Л.П. В 60-е годы я тоже училась в МГУ. Я помню Вознесенского в переполненной Коммунистической аудитории 32 , но помню и другое: огромное количество самиздата. Говорили, что на единицу университетской площади самиздата приходится гораздо больше, чем учебников.

И.В. Про начало 60-х я бы так не сказал... Хотя кое-что, конечно, и тогда попадалось. Самое сильное впечатление произвело на меня письмо Бухарина к будущим руководителям партии 33 . То ли машинопись, то ли пересъемка. Отец увидел — страшно испугался (Бухарин тогда еще не был реабилитирован), отобрал и спрятал так, что до сих пор не найти. А я не боялся, держал совершенно открыто, верил, что с беззакониями покончено.

Помню «Автобиографию» Евтушенко из «Пари-матч». (Кажется, в обратном переводе на русский.) Тогда с этими воспоминаниями вышел большой скандал... 34 А в основном — стихи. Ходило, помню, по рукам мандельштамовское «Мы живем, под собою не чуя страны...»

Л.П. С русской религиозной философией не познакомились?

И.В. Я в те годы даже не знал таких имен, как Бердяев, Франк 35 . Я читал в основном журналы — те, что выходили тогда и в 20-е, 30-е годы. И старые дореволюционные издания, преимущественно «Голос минувшего», «Былое». Мне хватало чтения и без самиздата.

Л.П. Арест Бродского и суд над ним помните?

И.В. Прекрасно помню. Как-то в ресторане ВТО (его посещала не только артистическая, но и литературная публика) подсаживается ко мне Евтушенко и с возмущением говорит, что в Ленинграде арестовали замечательного поэта Иосифа Бродского и что надо его спасать. Я не знал тогда ни одной его строчки.

Вскоре некоторые писатели выступили в его защиту 36 . Потом я прочитал протокол процесса — он производил сильное впечатление: не оставалось и тени сомнения, что все обвинения шиты белыми нитками 37 . Это вызывало глухой и бессильный гнев. Вот тогда — это было уже начало 65-го — мое понимание жизни стало меняться. (Мы еще шутили: «У меня такое ощущение, что сменилось мироощущение»). Надежд на эволюцию системы, во всяком случае быструю, сильно поубавилось.

Л.П. А в конце 65-го посадили Синявского и Даниэля.

И.В. Посадили за художественное слово — и это было ужасно. Это выглядело как предупреждение всем нам.

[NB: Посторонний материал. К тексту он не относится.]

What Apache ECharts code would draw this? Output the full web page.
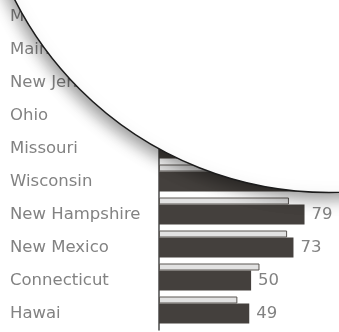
<!DOCTYPE html>
<html>
<head>
<meta charset="utf-8">
<script src="https://cdn.jsdelivr.net/npm/echarts@6/dist/echarts.min.js"></script>
<style>
  html, body { margin: 0; padding: 0; background: #ffffff; }
  #chart { width: 339px; height: 332px; }
</style>
</head>
<body>
<div id="chart"></div>
<script>
// States, listed top to bottom
const states = ['Massachusetts', 'Maine', 'New Jersey', 'Ohio', 'Missouri', 'Wisconsin', 'New Hampshire', 'New Mexico', 'Connecticut', 'Hawai'];
// Current value (dark bar, labelled)
const currentValues = [90, 88, 86, 84, 82, 80, 79, 73, 50, 49];
// Earlier value (thin bar above each dark bar)
const previousValues = [80, 78, 77, 76, 74, 73, 70, 69, 54, 42];

const DARK = '#44403d';
const TEXT = '#828282';
const DARK_H = 20;
const THIN_H = 7;

const chart = echarts.init(document.getElementById('chart'), null, { renderer: 'canvas' });

chart.setOption({
  animation: false,
  backgroundColor: '#ffffff',
  grid: { left: 159, right: 5, top: -3, bottom: 2, containLabel: false },
  xAxis: {
    type: 'value', min: 0, max: 95, show: false
  },
  yAxis: {
    type: 'category',
    inverse: true,
    data: states,
    axisLine: { show: true, lineStyle: { color: '#4a4a4a', width: 1.5 } },
    axisTick: { show: false },
    splitLine: { show: false },
    axisLabel: {
      align: 'left',
      margin: 149,
      color: TEXT,
      fontSize: 16.5,
      fontFamily: 'DejaVu Sans'
    }
  },
  series: [
    {
      type: 'bar',
      data: currentValues,
      barWidth: DARK_H,
      itemStyle: { color: DARK },
      label: {
        show: true,
        position: 'right',
        distance: 7,
        color: TEXT,
        fontSize: 16.5,
        fontFamily: 'DejaVu Sans'
      },
      z: 2
    },
    {
      type: 'custom',
      data: previousValues.map((v, i) => [v, i]),
      encode: { x: 0, y: 1 },
      renderItem: function (params, api) {
        const base = api.coord([0, api.value(1)]);
        const tip = api.coord([api.value(0), api.value(1)]);
        return {
          type: 'rect',
          shape: {
            x: base[0] + 0.5,
            y: base[1] - DARK_H / 2 - THIN_H + 0.5,
            width: tip[0] - base[0],
            height: THIN_H - 1
          },
          style: { fill: '#e2e2e2', stroke: '#5a5652', lineWidth: 1 }
        };
      },
      z: 3
    }
  ],
  graphic: [
    {
      type: 'circle',
      z: 100,
      shape: { cx: 329, cy: -160, r: 352.5 },
      style: {
        fill: '#ffffff',
        stroke: '#1c1c1c',
        lineWidth: 1.5,
        shadowBlur: 16,
        shadowOffsetX: -3,
        shadowOffsetY: 6,
        shadowColor: 'rgba(0,0,0,0.4)'
      }
    }
  ]
});
</script>
</body>
</html>
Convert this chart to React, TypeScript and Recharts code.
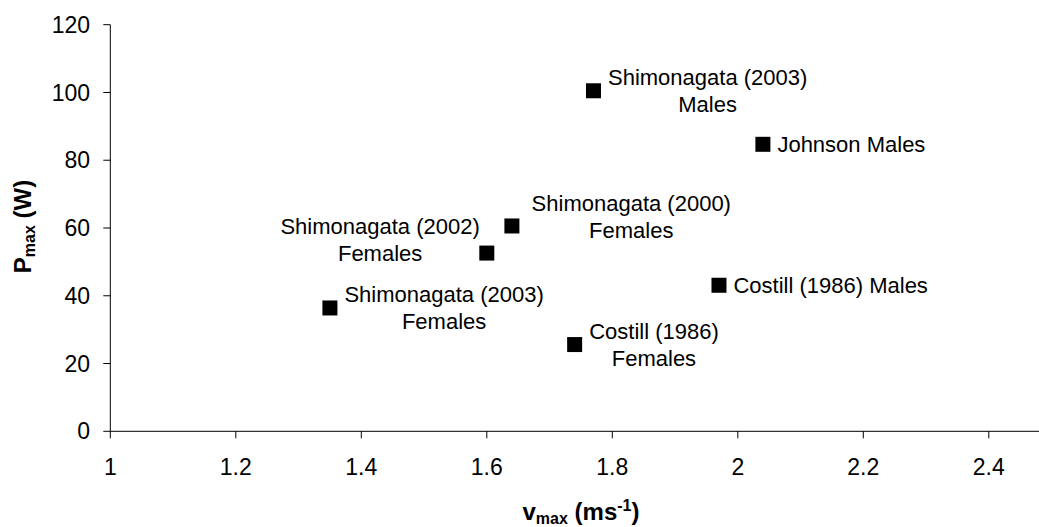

В перестроечные времена в «Юности» я напечатал статью «Возвращение с прогулки (К урокам одного политического процесса)». Там я писал о том, как мое поколение откликнулось на этот процесс.

«Цели мы не знаем, — говорил восточный философ. — Позаботьтесь о средствах, цель же позаботится о себе сама». <...> Нельзя сказать, будто мы и раньше не догадывались, что средства нехороши. Но дело Синявского и Даниэля развеяло последние иллюзии шестидесятых годов. Эпоха завершилась, оставив в душе растерянность, недоумение, горечь. <...>

Что было делать? Не тем смелейшим из нас, которые и раньше не обольщались относительно происхождения видов и не принимали Левиафана за золотую рыбку, у которой было трудное детство и которая поэтому вечно обуреваема страхом попасться на удочку врага. Они-то знали, что исчезнут во чреве. Но большинство — и об этом надо сказать — не было готово к такой судьбе. То, что было избрано, на первый взгляд, казалось вполне пристойным и в то же время не преступающим опасных границ. Рецепт поведения был прост: не участвовать в начальственных играх, не умножать объема зла, быть профессионалом и честно заниматься своим трудом. А там — как Бог даст.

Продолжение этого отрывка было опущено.